**What you will do:** Write out all the lines again, precisely as they stand, but without the images.

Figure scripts
####

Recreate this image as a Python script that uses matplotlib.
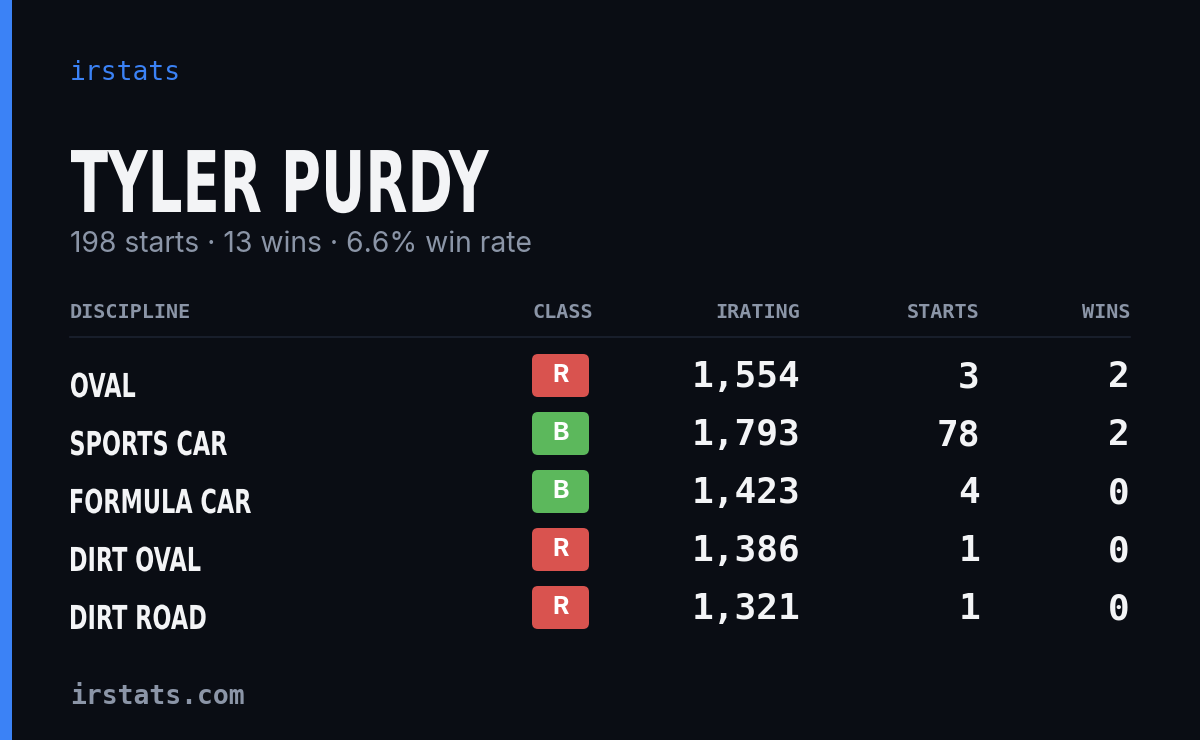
import matplotlib.pyplot as plt
from matplotlib.patches import FancyBboxPatch, Rectangle, PathPatch
from matplotlib.textpath import TextPath
from matplotlib.font_manager import FontProperties
from matplotlib.transforms import Affine2D

W, H = 1200, 740

driver = "TYLER PURDY"
summary = "198 starts · 13 wins · 6.6% win rate"
columns = ["DISCIPLINE", "CLASS", "IRATING", "STARTS", "WINS"]
disciplines = ["OVAL", "SPORTS CAR", "FORMULA CAR", "DIRT OVAL", "DIRT ROAD"]
classes = ["R", "B", "B", "R", "R"]
iratings = [1554, 1793, 1423, 1386, 1321]
starts = [3, 78, 4, 1, 1]
wins = [2, 2, 0, 0, 0]

bg = "#0a0d14"
blue = "#3b82f6"
muted = "#8b95a7"
white = "#f3f4f6"
class_colors = {"R": "#d9534f", "B": "#5cb85c"}

mono = ["DejaVu Sans Mono"]
bold_prop = FontProperties(family="DejaVu Sans", weight="bold")

fig = plt.figure(figsize=(W / 100, H / 100), dpi=100, facecolor=bg)
ax = fig.add_axes([0, 0, 1, 1])
ax.set_xlim(0, W)
ax.set_ylim(H, 0)
ax.axis("off")


def path_width(s, size):
    ext = TextPath((0, 0), s, size=size, prop=bold_prop).get_extents()
    return ext.width


def condensed_text(s, x, baseline, size, xscale):
    # squeeze bold DejaVu horizontally to mimic a condensed face
    tp = TextPath((0, 0), s, size=size, prop=bold_prop)
    x0 = tp.get_extents().x0
    tr = Affine2D().translate(-x0, 0).scale(xscale, -1).translate(x, baseline)
    ax.add_patch(PathPatch(tr.transform_path(tp), fc=white, ec="none", lw=0))


# left accent bar
ax.add_patch(Rectangle((0, 0), 12, H, color=blue, lw=0))

ax.text(70, 73, "irstats", color=blue, fontsize=19, family=mono, va="center")
title_size = 85
condensed_text(driver, 71, 212, title_size, 418 / path_width(driver, title_size))
ax.text(70, 245, summary, color=muted, fontsize=20.4, family="Inter", va="center")

# header
col_x = [70, 593, 800, 980, 1130]
col_ha = ["left", "right", "right", "right", "right"]
for name, x, ha in zip(columns, col_x, col_ha):
    ax.text(x, 313, name, color=muted, fontsize=14.5, family=mono, fontweight="bold",
            ha=ha, va="center")
ax.plot([70, 1130], [337, 337], color="#1c2230", lw=1.2)

row_size = 33
row_scale = 156 / path_width("SPORTS CAR", row_size)
row_y = [376, 434, 492, 550, 608]
for y, disc, cls, ir, st, wn in zip(row_y, disciplines, classes, iratings, starts, wins):
    condensed_text(disc, 71, y + 21, row_size, row_scale)
    ax.add_patch(FancyBboxPatch((532, y - 22), 57, 43,
                                boxstyle="round,pad=0,rounding_size=6",
                                fc=class_colors[cls], ec="none"))
    ax.text(560.5, y - 1, cls, color="white", fontsize=18, family="Inter",
            fontweight="bold", ha="center", va="center")
    for val, x in ((f"{ir:,}", 800), (str(st), 980), (str(wn), 1130)):
        ax.text(x, y + 1, val, color=white, fontsize=26, family=mono, fontweight="bold",
                ha="right", va="center")

ax.text(70, 697, "irstats.com", color=muted, fontsize=19, family=mono, fontweight="bold",
        va="center")

fig.savefig("out.png", dpi=100, facecolor=bg)
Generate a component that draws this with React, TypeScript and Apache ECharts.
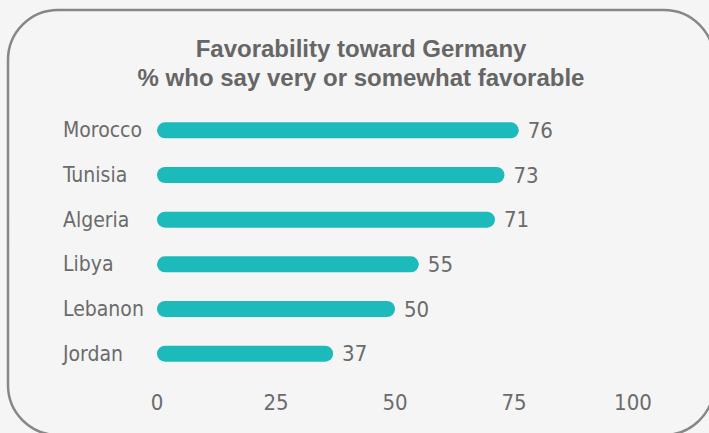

####

**Task response:**
Recreate this image as a Python script that uses matplotlib.
import matplotlib.pyplot as plt
from matplotlib.patches import FancyBboxPatch, Rectangle, PathPatch
from matplotlib.textpath import TextPath
from matplotlib.font_manager import FontProperties
from matplotlib.transforms import Affine2D

W, H = 1200, 740

driver = "TYLER PURDY"
summary = "198 starts · 13 wins · 6.6% win rate"
columns = ["DISCIPLINE", "CLASS", "IRATING", "STARTS", "WINS"]
disciplines = ["OVAL", "SPORTS CAR", "FORMULA CAR", "DIRT OVAL", "DIRT ROAD"]
classes = ["R", "B", "B", "R", "R"]
iratings = [1554, 1793, 1423, 1386, 1321]
starts = [3, 78, 4, 1, 1]
wins = [2, 2, 0, 0, 0]

bg = "#0a0d14"
blue = "#3b82f6"
muted = "#8b95a7"
white = "#f3f4f6"
class_colors = {"R": "#d9534f", "B": "#5cb85c"}

mono = ["DejaVu Sans Mono"]
bold_prop = FontProperties(family="DejaVu Sans", weight="bold")

fig = plt.figure(figsize=(W / 100, H / 100), dpi=100, facecolor=bg)
ax = fig.add_axes([0, 0, 1, 1])
ax.set_xlim(0, W)
ax.set_ylim(H, 0)
ax.axis("off")


def path_width(s, size):
    ext = TextPath((0, 0), s, size=size, prop=bold_prop).get_extents()
    return ext.width


def condensed_text(s, x, baseline, size, xscale):
    # squeeze bold DejaVu horizontally to mimic a condensed face
    tp = TextPath((0, 0), s, size=size, prop=bold_prop)
    x0 = tp.get_extents().x0
    tr = Affine2D().translate(-x0, 0).scale(xscale, -1).translate(x, baseline)
    ax.add_patch(PathPatch(tr.transform_path(tp), fc=white, ec="none", lw=0))


# left accent bar
ax.add_patch(Rectangle((0, 0), 12, H, color=blue, lw=0))

ax.text(70, 73, "irstats", color=blue, fontsize=19, family=mono, va="center")
title_size = 85
condensed_text(driver, 71, 212, title_size, 418 / path_width(driver, title_size))
ax.text(70, 245, summary, color=muted, fontsize=20.4, family="Inter", va="center")

# header
col_x = [70, 593, 800, 980, 1130]
col_ha = ["left", "right", "right", "right", "right"]
for name, x, ha in zip(columns, col_x, col_ha):
    ax.text(x, 313, name, color=muted, fontsize=14.5, family=mono, fontweight="bold",
            ha=ha, va="center")
ax.plot([70, 1130], [337, 337], color="#1c2230", lw=1.2)

row_size = 33
row_scale = 156 / path_width("SPORTS CAR", row_size)
row_y = [376, 434, 492, 550, 608]
for y, disc, cls, ir, st, wn in zip(row_y, disciplines, classes, iratings, starts, wins):
    condensed_text(disc, 71, y + 21, row_size, row_scale)
    ax.add_patch(FancyBboxPatch((532, y - 22), 57, 43,
                                boxstyle="round,pad=0,rounding_size=6",
                                fc=class_colors[cls], ec="none"))
    ax.text(560.5, y - 1, cls, color="white", fontsize=18, family="Inter",
            fontweight="bold", ha="center", va="center")
    for val, x in ((f"{ir:,}", 800), (str(st), 980), (str(wn), 1130)):
        ax.text(x, y + 1, val, color=white, fontsize=26, family=mono, fontweight="bold",
                ha="right", va="center")

ax.text(70, 697, "irstats.com", color=muted, fontsize=19, family=mono, fontweight="bold",
        va="center")

fig.savefig("out.png", dpi=100, facecolor=bg)
Generate a component that draws this with React, TypeScript and Apache ECharts.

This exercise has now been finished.